The Fox Inquiry (often referred to as the Ranger inquiry) was comprehensive. It travelled around Australia, to hear evidence from 281 people, recorded in 12,575 pages of transcript.
The specific Fox recommendation that Labor decided to finally reject today was as follows:
"No sales of Australian uranium should take place to any country not party to the N[uclear] N[on]-P[roliferation] T[reaty]. Export should be subject to the fullest and most effective safeguards agreements, and be supported by fully adequate back-up agreements applying to the entire civil nuclear industry in the country supplied." (Report No 1, 1976, p.186)
The Fox inquiry gave a qualified support to the uranium mining industry, on the basis of proper regulation of the whole nuclear fuel cycle. This proper regulation is yet to happen.
BHP Billiton is the operator of the behemoth Olympic Dam copper and uranium mine and continues to successfully greenwash the mine and mislead over its legitimacy. If the Fox inquiry findings had been fully and honestly implemented, we would not be exporting uranium to any country and perhaps not allowing it to be processed at Olympic Dam, let alone mined at other sites.
The proper interpretation of the Fox recommendations is that until there is a definitively safe way to dispose of long-term nuclear waste and guarantee no nuclear proliferation from our exported uranium, then mining is not OK.
Watching the nuclear debate at the Labor Conference at the weekend, I was struck by a few things.
Firstly, the anti-nuclear speakers had the facts on their side. After 50 years, the nuclear industry still has no solution to long-term nuclear waste and nuclear proliferation.
Secondly, the pro-nuclear speakers have stopped relying on fibs about nuclear safety and are now winning on the basis of lies about renewable energy and global warming.
They make out that baseload renewable energy is expensive, but omit to mention that US nuclear reactors cost 300-400 per cent more than promised, according to independent analysts, including Moody's, Standard & Poor, MIT and McKinsey & Company.
The Prime Minister and her pro-uranium supporters also forgot to mention that the reactor construction industry has been in decline since 1980.
The average age of the reactor fleet is over 25 years, which means that just to replace the old reactors reaching the end of their life by 2025 would mean building one every 19 days for a decade. Where are they going to go? Which communities are going to welcome them?

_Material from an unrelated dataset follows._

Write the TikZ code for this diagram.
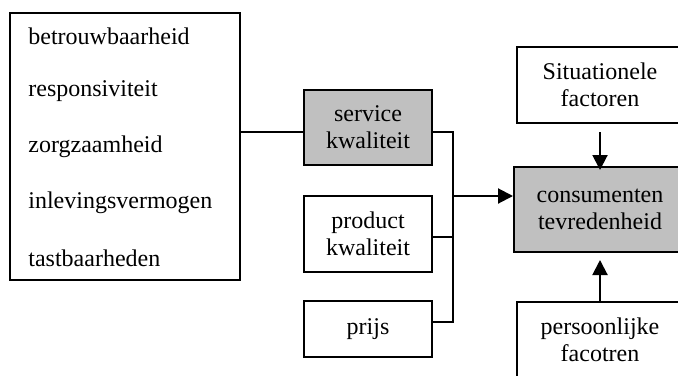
\documentclass[tikz,border=0pt]{standalone}
\usepackage{fontspec}
\setmainfont{Liberation Serif}
\usepackage{xcolor}
\usetikzlibrary{positioning,arrows.meta,calc}

\definecolor{boxgray}{HTML}{C0C0C0}

\tikzset{
    box/.style={draw, line width=1pt, align=center, inner sep=0pt,
        font=\fontsize{12}{13.5}\selectfont},
    grey/.style={box, fill=boxgray},
    arr/.style={line width=1pt, -{Triangle[length=7.5pt,width=7.5pt]}},
    wire/.style={line width=1pt}
}

\begin{document}
\begin{tikzpicture}[x=0.5pt, y=-0.5pt]
    \clip (0,0) rectangle (678,375);

    % dimensions of service quality
    \node[box, minimum width=115pt, minimum height=133.5pt] (dims) at (125,146.5) {};
    \foreach \t [count=\i] in {betrouwbaarheid,responsiviteit,zorgzaamheid,inlevingsvermogen,tastbaarheden} {
        \node[anchor=west, inner sep=0pt, font=\fontsize{12}{13.5}\selectfont] (dim\i) at (28,{36+(\i-1)*55.5}) {\t};
    }

    % middle column
    \node[grey, minimum width=64pt, minimum height=37.5pt] (service) at (368,127.5) {service\\kwaliteit};
    \node[box, minimum width=64pt, minimum height=38pt] (product) at (368,234) {product\\kwaliteit};
    \node[box, minimum width=64pt, minimum height=28pt] (prijs) at (368,329) {prijs};

    % right column
    \node[grey, minimum width=86pt, minimum height=42.5pt] (tevreden) at (600,209.5) {consumenten\\tevredenheid};
    \node[box, minimum width=83pt, minimum height=38pt] (situatie) at (600,85) {Situationele\\factoren};
    \node[box, minimum width=83pt, minimum height=38pt] (persoon) at (600,340) {persoonlijke\\facotren};

    % connectors
    \coordinate (bus) at (453,196);
    \draw[wire] ([yshift=-2.25pt]service.west) -- ([yshift=-2.25pt]service.west -| dims.east);
    \draw[wire] ([yshift=-2.25pt]service.east) -| (bus);
    \draw[wire] ([yshift=-1.5pt]product.east) -| (bus);
    \draw[wire] ([yshift=3.5pt]prijs.east) -| (bus);
    \draw[arr] (bus) -- (bus -| tevreden.west);
    \draw[arr, shorten <=4pt, shorten >=-2pt] (situatie) -- (tevreden);
    \draw[arr, shorten >=3.5pt] (persoon.north) -- (tevreden.south);
\end{tikzpicture}
\end{document}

To build replacements for the oldest reactors in the global fleet plus construct enough new reactors to stop climate change, is fanciful. As Fortune Magazine puts it, 'A nuclear renaissance? Maybe not' (April 22, 2009).
Nuclear power is also becoming more expensive as the years pass, while solar, wind and other renewables are now cost competitive. Nuclear power will never become ubiquitous, because it is an economic failure of an industry and renewables are getting cheaper and cheaper.
Thirdly, our media frequently subtracts more value from environmental debates than it adds. The Murdoch media reports pro-nuclear talking points as if they are facts and uses Labor's uranium stance to play partisan politics in support of the Liberal party.
Lastly, many of the anti-nuclear speeches were intelligent, principled and compelling. Minister Stephen Conroy was the big surprise. His voice broke as he recounted his family's association with the Windscale (Sellafield) nuclear facility in Cumbria, home of the first reactor to export electricity to the grid (Calder Hall power station).
Minister Anthony Albanese was also excellent, as was delegate Maurice May, who recounted his experience with the McClelland Royal Commission into British nuclear tests.
There are some great people in the Labor party and I wish them all the best; may they prevail, on the side of life and facts.
Dan Cass is a lobbyist with over 20 years' experience working in the environment movement, both in Australia and overseas.